EXERCISE:
The line holding "participants = [0, 2, 16, 1]" is the last one to output; start at the first line of the data, keep every line in between exactly, and leave out pictures.

STORED ROWS:

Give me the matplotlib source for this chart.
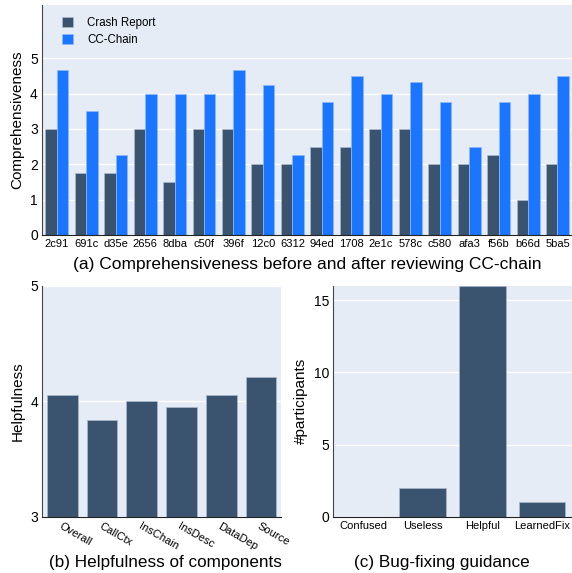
import numpy as np
import matplotlib
matplotlib.use('Agg')
import matplotlib.pyplot as plt

plt.rcParams['font.family'] = ['Liberation Sans', 'DejaVu Sans']

# (a) comprehensiveness per crash
crashes = ['2c91', '691c', 'd35e', '2656', '8dba', 'c50f', '396f', '12c0', '6312',
           '94ed', '1708', '2e1c', '578c', 'c580', 'afa3', 'f56b', 'b66d', '5ba5']
crash_report = [3, 1.75, 1.75, 3, 1.5, 3, 3, 2, 2, 2.5, 2.5, 3, 3, 2, 2, 2.25, 1, 2]
cc_chain = [4.67, 3.5, 2.25, 4, 4, 4, 4.67, 4.25, 2.25, 3.75, 4.5, 4, 4.33, 3.75, 2.5, 3.75, 4, 4.5]

# (b) helpfulness of components
components = ['Overall', 'CallCtx', 'InsChain', 'InsDesc', 'DataDep', 'Source']
helpfulness = [4.05, 3.84, 4.0, 3.95, 4.05, 4.21]

# (c) bug-fixing guidance
guidance = ['Confused', 'Useless', 'Helpful', 'LearnedFix']
participants = [0, 2, 16, 1]

dark = '#3a536e'
blue = '#1a75ff'
bg = '#e5ecf6'
edge = '#a9b8cc'


def style(ax):
    ax.set_facecolor(bg)
    ax.grid(axis='y', color='white', linewidth=1)
    ax.set_axisbelow(True)
    for s in ['top', 'right']:
        ax.spines[s].set_visible(False)
    ax.spines['left'].set_color('#444444')
    ax.spines['bottom'].set_color('#222222')
    ax.tick_params(length=0, pad=3, labelsize=10)


fig = plt.figure(figsize=(5.72, 5.73), dpi=100)

# top panel
ax1 = fig.add_axes([0.0734, 0.590, 0.927, 0.401])
style(ax1)
x = np.arange(len(crashes))
w = 0.39
ax1.bar(x - w / 2, crash_report, w, color=dark, edgecolor=edge, linewidth=0.5, label='Crash Report')
ax1.bar(x + w / 2, cc_chain, w, color=blue, edgecolor='#8fb8ff', linewidth=0.5, label='CC-Chain')
ax1.set_xlim(-0.5, len(crashes) - 0.5)
ax1.set_ylim(0, 6.5)
ax1.set_yticks([0, 1, 2, 3, 4, 5])
ax1.set_xticks(x)
ax1.set_xticklabels(crashes, fontsize=8)
ax1.set_ylabel('Comprehensiveness', fontsize=11)
ax1.legend(loc='upper left', bbox_to_anchor=(0.018, 0.995), frameon=False, fontsize=8.3,
           handlelength=1.0, handleheight=1.0, borderaxespad=0.4, labelspacing=0.45,
           handletextpad=1.2, borderpad=0.5)
fig.text(307.5 / 572, 1 - 264 / 573, '(a) Comprehensiveness before and after reviewing CC-chain',
         ha='center', va='center', fontsize=12.5)

# bottom left
ax2 = fig.add_axes([0.074, 0.0983, 0.417, 0.403])
style(ax2)
xb = np.arange(len(components))
ax2.bar(xb, helpfulness, 0.77, color=dark, edgecolor=edge, linewidth=0.5)
ax2.set_xlim(-0.5, len(components) - 0.5)
ax2.set_ylim(3, 5)
ax2.set_yticks([3, 4, 5])
ax2.set_xticks(xb)
ax2.set_xticklabels(components, rotation=-30, ha='left', rotation_mode='anchor', fontsize=8)
ax2.set_ylabel('Helpfulness', fontsize=11)
fig.text(165 / 572, 1 - 563 / 573, '(b) Helpfulness of components', ha='center', va='center', fontsize=12.3)

# bottom right
ax3 = fig.add_axes([0.5827, 0.0983, 0.417, 0.403])
style(ax3)
xc = np.arange(len(guidance))
ax3.bar(xc, participants, 0.78, color=dark, edgecolor=edge, linewidth=0.5)
ax3.set_xlim(-0.5, len(guidance) - 0.5)
ax3.set_ylim(0, 16)
ax3.set_yticks([0, 5, 10, 15])
ax3.set_xticks(xc)
ax3.set_xticklabels(guidance, fontsize=8)
ax3.set_ylabel('#participants', fontsize=11)
fig.text(442 / 572, 1 - 563 / 573, '(c) Bug-fixing guidance', ha='center', va='center', fontsize=12.3)

fig.savefig('out.png', dpi=100)
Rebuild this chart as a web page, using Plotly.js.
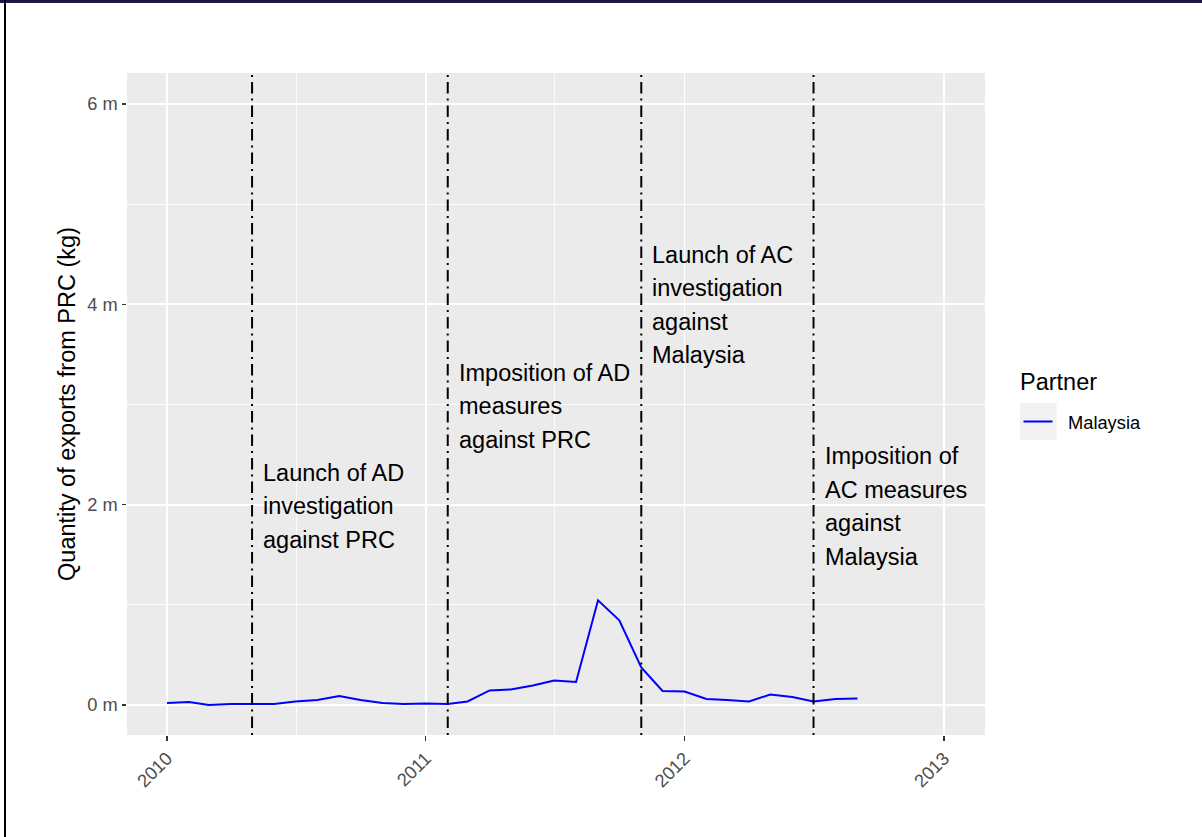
<!DOCTYPE html>
<html>
<head>
<meta charset="utf-8">
<script src="https://cdn.plot.ly/plotly-3.0.1.min.js"></script>
<style>
  html, body { margin: 0; padding: 0; background: #ffffff; }
  #wrap { position: relative; width: 1202px; height: 837px; overflow: hidden; }
  #chart { position: absolute; left: 0; top: 0; width: 1202px; height: 837px; }
  #topbar { position: absolute; left: 0; top: 0; width: 1202px; height: 3px; background: #1b1747; z-index: 5; }
  #leftbar { position: absolute; left: 4px; top: 0; width: 2px; height: 837px; background: #000000; z-index: 5; }
</style>
</head>
<body>
<div id="wrap">
  <div id="chart"></div>
  <div id="topbar"></div>
  <div id="leftbar"></div>
</div>
<script>
// ---------------- data ----------------
const months = [
  "2010-01-01","2010-02-01","2010-03-01","2010-04-01","2010-05-01","2010-06-01",
  "2010-07-01","2010-08-01","2010-09-01","2010-10-01","2010-11-01","2010-12-01",
  "2011-01-01","2011-02-01","2011-03-01","2011-04-01","2011-05-01","2011-06-01",
  "2011-07-01","2011-08-01","2011-09-01","2011-10-01","2011-11-01","2011-12-01",
  "2012-01-01","2012-02-01","2012-03-01","2012-04-01","2012-05-01","2012-06-01",
  "2012-07-01","2012-08-01","2012-09-01"
];
const malaysiaKg = [
  20000, 30000, 0, 10000, 10000, 10000, 35000, 50000, 90000, 50000, 20000, 10000,
  15000, 10000, 35000, 145000, 155000, 195000, 245000, 230000, 1045000, 845000, 375000, 140000,
  135000, 60000, 50000, 35000, 105000, 80000, 35000, 60000, 65000
];
const seriesName = "Malaysia";
const legendTitle = "Partner";

const eventDates = ["2010-05-01", "2011-02-01", "2011-11-01", "2012-07-01"];
const eventLabels = [
  ["Launch of AD", "investigation", "against PRC"],
  ["Imposition of AD", "measures", "against PRC"],
  ["Launch of AC", "investigation", "against", "Malaysia"],
  ["Imposition of", "AC measures", "against", "Malaysia"]
];

const yTickVals = [0, 2000000, 4000000, 6000000];
const yTickText = ["0 m", "2 m", "4 m", "6 m"];
const xTickVals = ["2010-01-01", "2011-01-01", "2012-01-01", "2013-01-01"];
const xTickText = ["2010", "2011", "2012", "2013"];
const yAxisTitle = "Quantity of exports from PRC (kg)";

// ---------------- layout helpers ----------------
const W = 1202, H = 837;
const PL = 127, PR = 985, PT = 73, PB = 735;
const px2paperX = px => (px - PL) / (PR - PL);
const py2paperY = py => (PB - py) / (PB - PT);

const FONT = "Liberation Sans, Arial, Helvetica, sans-serif";
const BIG = 23.5, SMALL = 18.3;

// first text line centre (px) for each label block, line spacing 33.5px
const labelTopCentre = [472.5, 372.5, 254.5, 456];
const lineStep = 33.5;

const annotations = [];
eventLabels.forEach((lines, i) => {
  lines.forEach((txt, j) => {
    annotations.push({
      x: eventDates[i], xref: "x",
      y: py2paperY(labelTopCentre[i] + j * lineStep), yref: "paper",
      text: txt, showarrow: false,
      xanchor: "left", yanchor: "middle", xshift: 9,
      font: { family: FONT, size: BIG, color: "#000000" }
    });
  });
});

// manual legend
annotations.push({
  x: px2paperX(1018), xref: "paper", y: py2paperY(382), yref: "paper",
  text: legendTitle, showarrow: false, xanchor: "left", yanchor: "middle",
  font: { family: FONT, size: BIG, color: "#000000" }
});
annotations.push({
  x: px2paperX(1066), xref: "paper", y: py2paperY(422), yref: "paper",
  text: seriesName, showarrow: false, xanchor: "left", yanchor: "middle",
  font: { family: FONT, size: SMALL, color: "#000000" }
});

const shapes = eventDates.map(d => ({
  type: "line", xref: "x", yref: "paper",
  x0: d, x1: d, y0: 0, y1: 1,
  line: { color: "#000000", width: 2, dash: "2px,5px,11.5px,5px" }
}));
shapes.push({
  type: "rect", xref: "paper", yref: "paper",
  x0: px2paperX(1020), x1: px2paperX(1056.5),
  y0: py2paperY(440), y1: py2paperY(403),
  fillcolor: "#f2f2f2", line: { width: 0 }, layer: "below"
});
shapes.push({
  type: "line", xref: "paper", yref: "paper",
  x0: px2paperX(1023.5), x1: px2paperX(1052.5),
  y0: py2paperY(421.5), y1: py2paperY(421.5),
  line: { color: "#0000ff", width: 2 }
});

const trace = {
  x: months, y: malaysiaKg, type: "scatter", mode: "lines",
  name: seriesName,
  line: { color: "#0000ff", width: 2 },
  showlegend: false, hoverinfo: "x+y"
};

const layout = {
  width: W, height: H,
  margin: { l: PL, r: W - PR, t: PT, b: H - PB, pad: 0 },
  paper_bgcolor: "#ffffff",
  plot_bgcolor: "#ebebeb",
  font: { family: FONT, color: "#000000" },
  showlegend: false,
  xaxis: {
    type: "date",
    range: ["2009-11-05 14:00", "2013-02-27 20:00"],
    tickmode: "array", tickvals: xTickVals, ticktext: xTickText,
    tickangle: -45,
    tickfont: { family: FONT, size: SMALL, color: "#4d4d4d" },
    ticks: "outside", ticklen: 4.5, tickwidth: 1.1, tickcolor: "#333333",
    showgrid: true, gridcolor: "#ffffff", gridwidth: 1.8,
    minor: { tickvals: ["2010-07-02", "2011-07-02", "2012-07-02"], showgrid: true, gridcolor: "#ffffff", gridwidth: 0.9, ticks: "" },
    zeroline: false, showline: false, fixedrange: true
  },
  yaxis: {
    range: [-299500, 6309500],
    tickmode: "array", tickvals: yTickVals, ticktext: yTickText,
    tickfont: { family: FONT, size: SMALL, color: "#4d4d4d" },
    ticks: "outside", ticklen: 4.5, tickwidth: 1.1, tickcolor: "#333333",
    showgrid: true, gridcolor: "#ffffff", gridwidth: 1.8,
    minor: { tickvals: [1000000, 3000000, 5000000], showgrid: true, gridcolor: "#ffffff", gridwidth: 0.9, ticks: "" },
    zeroline: false, showline: false, fixedrange: true,
    title: { text: yAxisTitle, font: { family: FONT, size: BIG, color: "#000000" }, standoff: 5 }
  },
  annotations: annotations,
  shapes: shapes
};

Plotly.newPlot("chart", [trace], layout, { displayModeBar: false, staticPlot: true });
</script>
</body>
</html>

TASK RESPONSE:
Give me the matplotlib source for this chart.
import numpy as np
import matplotlib
matplotlib.use('Agg')
import matplotlib.pyplot as plt

plt.rcParams['font.family'] = ['Liberation Sans', 'DejaVu Sans']

# (a) comprehensiveness per crash
crashes = ['2c91', '691c', 'd35e', '2656', '8dba', 'c50f', '396f', '12c0', '6312',
           '94ed', '1708', '2e1c', '578c', 'c580', 'afa3', 'f56b', 'b66d', '5ba5']
crash_report = [3, 1.75, 1.75, 3, 1.5, 3, 3, 2, 2, 2.5, 2.5, 3, 3, 2, 2, 2.25, 1, 2]
cc_chain = [4.67, 3.5, 2.25, 4, 4, 4, 4.67, 4.25, 2.25, 3.75, 4.5, 4, 4.33, 3.75, 2.5, 3.75, 4, 4.5]

# (b) helpfulness of components
components = ['Overall', 'CallCtx', 'InsChain', 'InsDesc', 'DataDep', 'Source']
helpfulness = [4.05, 3.84, 4.0, 3.95, 4.05, 4.21]

# (c) bug-fixing guidance
guidance = ['Confused', 'Useless', 'Helpful', 'LearnedFix']
participants = [0, 2, 16, 1]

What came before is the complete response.